Before her graduate studies, Mariana clerked for judge José Ramón Cossío Díaz at the Supreme Court of Mexico (2010-2014). Mariana’s research interests are in the field of public law, specifically, constitutional law, comparative constitutional law and constitutional theory. In her research, she explores the relationship between constitutionalism, constitutional design and democracy and how political norms and practices shape legal institutions.
Nicola Tommasini is reading for a Dphil at the University of Oxford, Exeter College. He holds the following degrees: LLM, Yale Law School (2020); MPhil, University of São Paulo (2018); BA, Pontifical Catholic University of São Paulo (2017). Nicola is also an Associate Researcher at Fundação Getúlio Vargas-SP and has held multiple scholarships in Brazil. His main fields of interest are comparative constitutional law, constitutional change, institutional design and democratic theory.
Currently, Nicola is invested in the research of legislative obligations and their enforcement. Under the supervision of Professor Nicholas Barber, his thesis investigates how constitutions establish obligations towards the legislature and what courts may do and have done when legislatures fail to fulfill these constitutional obligations. Nicola is also engaged in the study of unconstitutional constitutional amendments. He is currently putting together a database that gathers all constitutional review decisions of constitutional amendments in the world in an attempt to better understand unconstitutional constitutional amendments from a quantitative perspective.

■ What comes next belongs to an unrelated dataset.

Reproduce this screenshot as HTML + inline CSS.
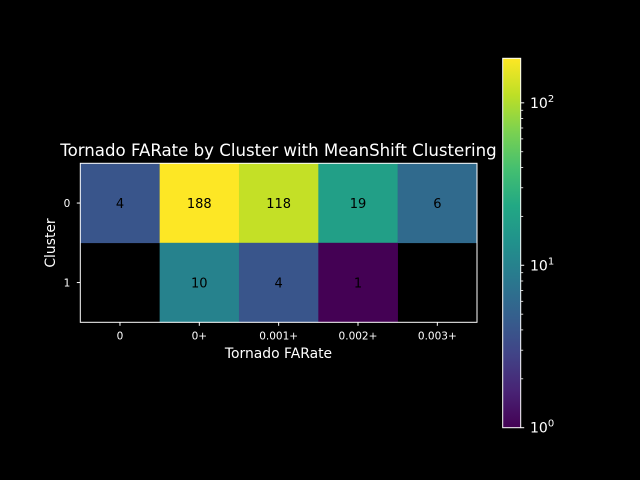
<!DOCTYPE html>
<html><head><meta charset="utf-8"><style>
html,body{margin:0;padding:0;background:#000;}
svg{display:block;font-family:"DejaVu Sans","Liberation Sans",sans-serif;}
</style></head><body>
<svg id="chart" width="640" height="480" xmlns="http://www.w3.org/2000/svg">
<rect width="640" height="480" fill="#000"/>
<defs>
<linearGradient id="vir" x1="0" y1="1" x2="0" y2="0">
<stop offset="0" stop-color="#440154"/><stop offset="0.1" stop-color="#482475"/>
<stop offset="0.2" stop-color="#414487"/><stop offset="0.3" stop-color="#355f8d"/>
<stop offset="0.4" stop-color="#2a788e"/><stop offset="0.5" stop-color="#21918c"/>
<stop offset="0.6" stop-color="#22a884"/><stop offset="0.7" stop-color="#44bf70"/>
<stop offset="0.8" stop-color="#7ad151"/><stop offset="0.9" stop-color="#bddf26"/>
<stop offset="1" stop-color="#fde725"/>
</linearGradient>
</defs>
<text x="278.5" y="156" fill="#fff" font-size="16.6" text-anchor="middle">Tornado FARate by Cluster with MeanShift Clustering</text>
<g id="cells"></g>
<rect x="80.3" y="163.3" width="396.7" height="159" fill="none" stroke="#fff" stroke-width="1"/>
<g id="xt"></g><g id="yt"></g>
<text x="278.5" y="358" fill="#fff" font-size="13.9" text-anchor="middle">Tornado FARate</text>
<text transform="translate(55,243) rotate(-90)" fill="#fff" font-size="13.9" text-anchor="middle">Cluster</text>
<rect x="502.7" y="58.3" width="18" height="369.4" fill="url(#vir)"/>
<rect x="502.7" y="58.3" width="18" height="369.4" fill="none" stroke="#fff" stroke-width="1"/>
<g id="cb"></g>
</svg>
<script>
const categories = ["0","0+","0.001+","0.002+","0.003+"];
const clusters = ["0","1"];
const cluster0 = [4,188,118,19,6];
const cluster1 = [0,10,4,1,0];
const cbTicks = [1,10,100];
const cbTickLabels = ["0","1","2"];

const NS="http://www.w3.org/2000/svg";
const rows=[cluster0,cluster1];
const X0=80.3,Y0=163.3,W=396.7,H=159;
const cw=W/categories.length, ch=H/clusters.length;
const vmin=1, vmax=Math.max(...cluster0,...cluster1);
const cbTop=58.3, cbBot=427.7;
const vir=["#440154","#482475","#414487","#355f8d","#2a788e","#21918c","#22a884","#44bf70","#7ad151","#bddf26","#fde725"];
function hex(h){return [1,3,5].map(i=>parseInt(h.substr(i,2),16));}
function color(t){t=Math.max(0,Math.min(1,t));const p=t*10,i=Math.min(9,Math.floor(p)),f=p-i;
 const a=hex(vir[i]),b=hex(vir[i+1]);return "rgb("+a.map((v,k)=>Math.round(v+(b[k]-v)*f)).join(",")+")";}
function norm(v){return Math.log(v/vmin)/Math.log(vmax/vmin);}
function xPos(i){return X0+cw*i;}
function yPos(j){return Y0+ch*j;}
function cbY(v){return cbBot-(cbBot-cbTop)*norm(v);}
function mk(tag,attrs,parent,txt){const e=document.createElementNS(NS,tag);for(const k in attrs)e.setAttribute(k,attrs[k]);if(txt!==undefined)e.textContent=txt;parent.appendChild(e);return e;}
const cells=document.getElementById('cells');
rows.forEach((r,j)=>r.forEach((v,i)=>{
 if(v<=0)return;
 const c=mk('rect',{x:xPos(i),y:yPos(j),width:cw+0.3,height:ch+0.3,fill:color(norm(v))},cells);
 
 
 const t=mk('text',{x:xPos(i)+cw/2,y:yPos(j)+ch/2+5,'text-anchor':'middle','font-size':13,fill:'#000'},cells,String(v));
 
 
}));
const xt=document.getElementById('xt');
categories.forEach((c,i)=>{
 const x=xPos(i)+cw/2;
 mk('line',{x1:x,x2:x,y1:Y0+H,y2:Y0+H+3.5,stroke:'#fff'},xt);
 const t=mk('text',{x:x,y:Y0+H+17,'text-anchor':'middle','font-size':10.5,fill:'#fff'},xt,c);
 
 
});
const yt=document.getElementById('yt');
clusters.forEach((c,j)=>{
 const y=yPos(j)+ch/2;
 mk('line',{x1:X0-3.5,x2:X0,y1:y,y2:y,stroke:'#fff'},yt);
 const t=mk('text',{x:X0-10,y:y+4,'text-anchor':'end','font-size':10.5,fill:'#fff'},yt,c);
 
 
});
const cb=document.getElementById('cb');
for(let d=1;d<=100;d*=10){for(let m=2;m<=9;m++){const v=d*m;if(v>vmax)break;const y=cbY(v);
 mk('line',{x1:520.7,x2:523.2,y1:y,y2:y,stroke:'#fff','stroke-width':0.8},cb);}}
cbTicks.forEach((v,k)=>{
 const y=cbY(v);
 mk('line',{x1:520.7,x2:524.2,y1:y,y2:y,stroke:'#fff'},cb);
 const t=mk('text',{x:530,y:y+5,'font-size':14,fill:'#fff'},cb);
 
 
 mk('tspan',{},t,'10');
 mk('tspan',{dy:-6,'font-size':10},t,cbTickLabels[k]);
});
</script>
</body></html>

Luz Orozco-y-Villa is a Dphil candidate at the Faculty of Law at the University of Oxford and a nonresident scholar at the Baker Institute for Public Policy (Center for the United States and Mexico). Her research focuses on the intersection of constitutional law and emerging technologies, specifically the constitutionalisation of digital platforms and online content moderation. She is a research assistant at the Bonavero Institute of Human Rights and a teaching assistant at the Oxford Internet Institute.
Before joining Oxford, Luz served as a career clerk for the Mexican Supreme Court of Justice and as a research advisor at the Gender Equality Program of the Federal Judicial Council. She earned an LLM from Columbia Law School as a Fulbright grantee and Bretzfelder scholar, and holds an LLB from the Instituto Tecnológico Autónomo de México (ITAM). Her master and doctoral studies have been funded by the Mexican National Council of Science and Technology.